>> start SOURCE DATA

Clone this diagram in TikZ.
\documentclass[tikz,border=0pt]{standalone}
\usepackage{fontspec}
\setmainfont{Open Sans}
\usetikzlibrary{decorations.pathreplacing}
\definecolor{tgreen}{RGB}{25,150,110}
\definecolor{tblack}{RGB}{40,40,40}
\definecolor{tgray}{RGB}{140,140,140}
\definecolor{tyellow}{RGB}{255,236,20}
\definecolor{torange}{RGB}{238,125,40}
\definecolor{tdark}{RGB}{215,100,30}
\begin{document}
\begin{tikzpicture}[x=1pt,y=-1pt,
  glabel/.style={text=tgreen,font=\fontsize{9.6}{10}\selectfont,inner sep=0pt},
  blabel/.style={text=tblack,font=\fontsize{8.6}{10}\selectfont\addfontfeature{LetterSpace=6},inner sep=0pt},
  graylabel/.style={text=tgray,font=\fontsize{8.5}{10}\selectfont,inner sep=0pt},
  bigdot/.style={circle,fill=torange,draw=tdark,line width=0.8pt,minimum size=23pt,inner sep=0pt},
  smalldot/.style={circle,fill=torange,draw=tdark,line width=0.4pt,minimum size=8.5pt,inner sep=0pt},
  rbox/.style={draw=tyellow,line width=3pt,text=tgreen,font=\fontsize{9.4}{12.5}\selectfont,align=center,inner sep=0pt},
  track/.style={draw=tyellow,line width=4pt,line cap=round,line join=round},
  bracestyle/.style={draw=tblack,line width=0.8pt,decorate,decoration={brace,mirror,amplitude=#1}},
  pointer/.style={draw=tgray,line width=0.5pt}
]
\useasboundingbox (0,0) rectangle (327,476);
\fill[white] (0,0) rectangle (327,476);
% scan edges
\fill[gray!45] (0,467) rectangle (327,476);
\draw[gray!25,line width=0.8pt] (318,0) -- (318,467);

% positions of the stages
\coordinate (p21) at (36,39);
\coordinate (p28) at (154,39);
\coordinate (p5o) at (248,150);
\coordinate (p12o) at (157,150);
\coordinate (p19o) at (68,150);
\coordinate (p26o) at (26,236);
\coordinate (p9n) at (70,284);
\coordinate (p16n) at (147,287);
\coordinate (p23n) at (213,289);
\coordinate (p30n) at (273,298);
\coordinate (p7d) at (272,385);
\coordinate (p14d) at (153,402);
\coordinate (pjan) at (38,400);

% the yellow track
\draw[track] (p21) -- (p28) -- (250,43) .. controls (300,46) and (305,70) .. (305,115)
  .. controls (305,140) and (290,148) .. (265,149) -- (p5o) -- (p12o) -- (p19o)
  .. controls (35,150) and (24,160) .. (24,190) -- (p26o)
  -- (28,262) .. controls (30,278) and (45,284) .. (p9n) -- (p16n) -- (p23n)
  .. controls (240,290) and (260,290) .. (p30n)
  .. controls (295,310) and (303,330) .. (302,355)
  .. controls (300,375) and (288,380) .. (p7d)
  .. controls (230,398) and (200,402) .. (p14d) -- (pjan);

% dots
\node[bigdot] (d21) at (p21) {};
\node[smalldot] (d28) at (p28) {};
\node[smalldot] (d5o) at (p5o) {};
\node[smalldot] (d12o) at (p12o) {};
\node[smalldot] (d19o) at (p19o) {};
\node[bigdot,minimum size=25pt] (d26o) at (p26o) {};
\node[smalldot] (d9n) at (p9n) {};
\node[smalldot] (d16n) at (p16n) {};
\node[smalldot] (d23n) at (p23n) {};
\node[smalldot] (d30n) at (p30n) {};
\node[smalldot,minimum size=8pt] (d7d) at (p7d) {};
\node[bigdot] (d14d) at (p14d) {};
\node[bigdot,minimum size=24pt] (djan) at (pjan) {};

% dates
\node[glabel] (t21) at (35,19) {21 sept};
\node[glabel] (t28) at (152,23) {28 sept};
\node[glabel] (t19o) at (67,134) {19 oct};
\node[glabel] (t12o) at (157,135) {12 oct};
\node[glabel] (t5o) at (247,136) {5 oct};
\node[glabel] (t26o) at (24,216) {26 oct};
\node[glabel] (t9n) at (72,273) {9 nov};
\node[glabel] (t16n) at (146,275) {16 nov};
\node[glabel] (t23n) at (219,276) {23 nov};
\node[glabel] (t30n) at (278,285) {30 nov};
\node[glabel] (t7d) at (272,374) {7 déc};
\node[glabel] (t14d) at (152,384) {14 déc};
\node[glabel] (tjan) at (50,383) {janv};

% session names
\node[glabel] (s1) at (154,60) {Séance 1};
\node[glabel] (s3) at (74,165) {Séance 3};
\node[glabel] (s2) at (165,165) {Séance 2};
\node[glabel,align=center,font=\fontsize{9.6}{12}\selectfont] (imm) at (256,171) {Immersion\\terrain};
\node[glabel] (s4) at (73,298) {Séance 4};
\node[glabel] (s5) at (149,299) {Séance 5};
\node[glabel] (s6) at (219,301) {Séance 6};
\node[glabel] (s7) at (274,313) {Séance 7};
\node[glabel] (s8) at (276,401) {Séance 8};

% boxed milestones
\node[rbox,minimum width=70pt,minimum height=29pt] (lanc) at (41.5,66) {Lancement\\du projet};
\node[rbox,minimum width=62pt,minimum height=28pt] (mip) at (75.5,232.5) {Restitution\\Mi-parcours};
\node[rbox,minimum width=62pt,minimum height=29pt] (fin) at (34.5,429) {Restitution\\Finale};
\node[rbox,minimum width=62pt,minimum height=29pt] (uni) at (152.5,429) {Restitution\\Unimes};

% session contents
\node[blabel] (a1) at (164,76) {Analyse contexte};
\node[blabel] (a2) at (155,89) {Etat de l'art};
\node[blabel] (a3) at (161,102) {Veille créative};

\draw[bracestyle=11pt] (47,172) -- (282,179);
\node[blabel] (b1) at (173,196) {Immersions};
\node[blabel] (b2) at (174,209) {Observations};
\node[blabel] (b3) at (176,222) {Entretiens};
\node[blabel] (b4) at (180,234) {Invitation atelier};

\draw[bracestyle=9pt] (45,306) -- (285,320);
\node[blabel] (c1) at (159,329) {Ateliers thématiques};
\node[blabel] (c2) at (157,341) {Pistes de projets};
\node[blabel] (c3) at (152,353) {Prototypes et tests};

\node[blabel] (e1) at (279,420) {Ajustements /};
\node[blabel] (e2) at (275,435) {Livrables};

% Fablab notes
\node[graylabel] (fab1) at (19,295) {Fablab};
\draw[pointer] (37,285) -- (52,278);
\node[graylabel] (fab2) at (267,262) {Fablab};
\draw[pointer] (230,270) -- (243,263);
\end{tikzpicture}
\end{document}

>> end SOURCE DATA

WHAT YOU SHOULD DO » Your task is to repeat the data exactly; please include every line.

COMPLETE ANSWER »
Clone this diagram in TikZ.
\documentclass[tikz,border=0pt]{standalone}
\usepackage{fontspec}
\setmainfont{Open Sans}
\usetikzlibrary{decorations.pathreplacing}
\definecolor{tgreen}{RGB}{25,150,110}
\definecolor{tblack}{RGB}{40,40,40}
\definecolor{tgray}{RGB}{140,140,140}
\definecolor{tyellow}{RGB}{255,236,20}
\definecolor{torange}{RGB}{238,125,40}
\definecolor{tdark}{RGB}{215,100,30}
\begin{document}
\begin{tikzpicture}[x=1pt,y=-1pt,
  glabel/.style={text=tgreen,font=\fontsize{9.6}{10}\selectfont,inner sep=0pt},
  blabel/.style={text=tblack,font=\fontsize{8.6}{10}\selectfont\addfontfeature{LetterSpace=6},inner sep=0pt},
  graylabel/.style={text=tgray,font=\fontsize{8.5}{10}\selectfont,inner sep=0pt},
  bigdot/.style={circle,fill=torange,draw=tdark,line width=0.8pt,minimum size=23pt,inner sep=0pt},
  smalldot/.style={circle,fill=torange,draw=tdark,line width=0.4pt,minimum size=8.5pt,inner sep=0pt},
  rbox/.style={draw=tyellow,line width=3pt,text=tgreen,font=\fontsize{9.4}{12.5}\selectfont,align=center,inner sep=0pt},
  track/.style={draw=tyellow,line width=4pt,line cap=round,line join=round},
  bracestyle/.style={draw=tblack,line width=0.8pt,decorate,decoration={brace,mirror,amplitude=#1}},
  pointer/.style={draw=tgray,line width=0.5pt}
]
\useasboundingbox (0,0) rectangle (327,476);
\fill[white] (0,0) rectangle (327,476);
% scan edges
\fill[gray!45] (0,467) rectangle (327,476);
\draw[gray!25,line width=0.8pt] (318,0) -- (318,467);

% positions of the stages
\coordinate (p21) at (36,39);
\coordinate (p28) at (154,39);
\coordinate (p5o) at (248,150);
\coordinate (p12o) at (157,150);
\coordinate (p19o) at (68,150);
\coordinate (p26o) at (26,236);
\coordinate (p9n) at (70,284);
\coordinate (p16n) at (147,287);
\coordinate (p23n) at (213,289);
\coordinate (p30n) at (273,298);
\coordinate (p7d) at (272,385);
\coordinate (p14d) at (153,402);
\coordinate (pjan) at (38,400);

% the yellow track
\draw[track] (p21) -- (p28) -- (250,43) .. controls (300,46) and (305,70) .. (305,115)
  .. controls (305,140) and (290,148) .. (265,149) -- (p5o) -- (p12o) -- (p19o)
  .. controls (35,150) and (24,160) .. (24,190) -- (p26o)
  -- (28,262) .. controls (30,278) and (45,284) .. (p9n) -- (p16n) -- (p23n)
  .. controls (240,290) and (260,290) .. (p30n)
  .. controls (295,310) and (303,330) .. (302,355)
  .. controls (300,375) and (288,380) .. (p7d)
  .. controls (230,398) and (200,402) .. (p14d) -- (pjan);

% dots
\node[bigdot] (d21) at (p21) {};
\node[smalldot] (d28) at (p28) {};
\node[smalldot] (d5o) at (p5o) {};
\node[smalldot] (d12o) at (p12o) {};
\node[smalldot] (d19o) at (p19o) {};
\node[bigdot,minimum size=25pt] (d26o) at (p26o) {};
\node[smalldot] (d9n) at (p9n) {};
\node[smalldot] (d16n) at (p16n) {};
\node[smalldot] (d23n) at (p23n) {};
\node[smalldot] (d30n) at (p30n) {};
\node[smalldot,minimum size=8pt] (d7d) at (p7d) {};
\node[bigdot] (d14d) at (p14d) {};
\node[bigdot,minimum size=24pt] (djan) at (pjan) {};

% dates
\node[glabel] (t21) at (35,19) {21 sept};
\node[glabel] (t28) at (152,23) {28 sept};
\node[glabel] (t19o) at (67,134) {19 oct};
\node[glabel] (t12o) at (157,135) {12 oct};
\node[glabel] (t5o) at (247,136) {5 oct};
\node[glabel] (t26o) at (24,216) {26 oct};
\node[glabel] (t9n) at (72,273) {9 nov};
\node[glabel] (t16n) at (146,275) {16 nov};
\node[glabel] (t23n) at (219,276) {23 nov};
\node[glabel] (t30n) at (278,285) {30 nov};
\node[glabel] (t7d) at (272,374) {7 déc};
\node[glabel] (t14d) at (152,384) {14 déc};
\node[glabel] (tjan) at (50,383) {janv};

% session names
\node[glabel] (s1) at (154,60) {Séance 1};
\node[glabel] (s3) at (74,165) {Séance 3};
\node[glabel] (s2) at (165,165) {Séance 2};
\node[glabel,align=center,font=\fontsize{9.6}{12}\selectfont] (imm) at (256,171) {Immersion\\terrain};
\node[glabel] (s4) at (73,298) {Séance 4};
\node[glabel] (s5) at (149,299) {Séance 5};
\node[glabel] (s6) at (219,301) {Séance 6};
\node[glabel] (s7) at (274,313) {Séance 7};
\node[glabel] (s8) at (276,401) {Séance 8};

% boxed milestones
\node[rbox,minimum width=70pt,minimum height=29pt] (lanc) at (41.5,66) {Lancement\\du projet};
\node[rbox,minimum width=62pt,minimum height=28pt] (mip) at (75.5,232.5) {Restitution\\Mi-parcours};
\node[rbox,minimum width=62pt,minimum height=29pt] (fin) at (34.5,429) {Restitution\\Finale};
\node[rbox,minimum width=62pt,minimum height=29pt] (uni) at (152.5,429) {Restitution\\Unimes};

% session contents
\node[blabel] (a1) at (164,76) {Analyse contexte};
\node[blabel] (a2) at (155,89) {Etat de l'art};
\node[blabel] (a3) at (161,102) {Veille créative};

\draw[bracestyle=11pt] (47,172) -- (282,179);
\node[blabel] (b1) at (173,196) {Immersions};
\node[blabel] (b2) at (174,209) {Observations};
\node[blabel] (b3) at (176,222) {Entretiens};
\node[blabel] (b4) at (180,234) {Invitation atelier};

\draw[bracestyle=9pt] (45,306) -- (285,320);
\node[blabel] (c1) at (159,329) {Ateliers thématiques};
\node[blabel] (c2) at (157,341) {Pistes de projets};
\node[blabel] (c3) at (152,353) {Prototypes et tests};

\node[blabel] (e1) at (279,420) {Ajustements /};
\node[blabel] (e2) at (275,435) {Livrables};

% Fablab notes
\node[graylabel] (fab1) at (19,295) {Fablab};
\draw[pointer] (37,285) -- (52,278);
\node[graylabel] (fab2) at (267,262) {Fablab};
\draw[pointer] (230,270) -- (243,263);
\end{tikzpicture}
\end{document}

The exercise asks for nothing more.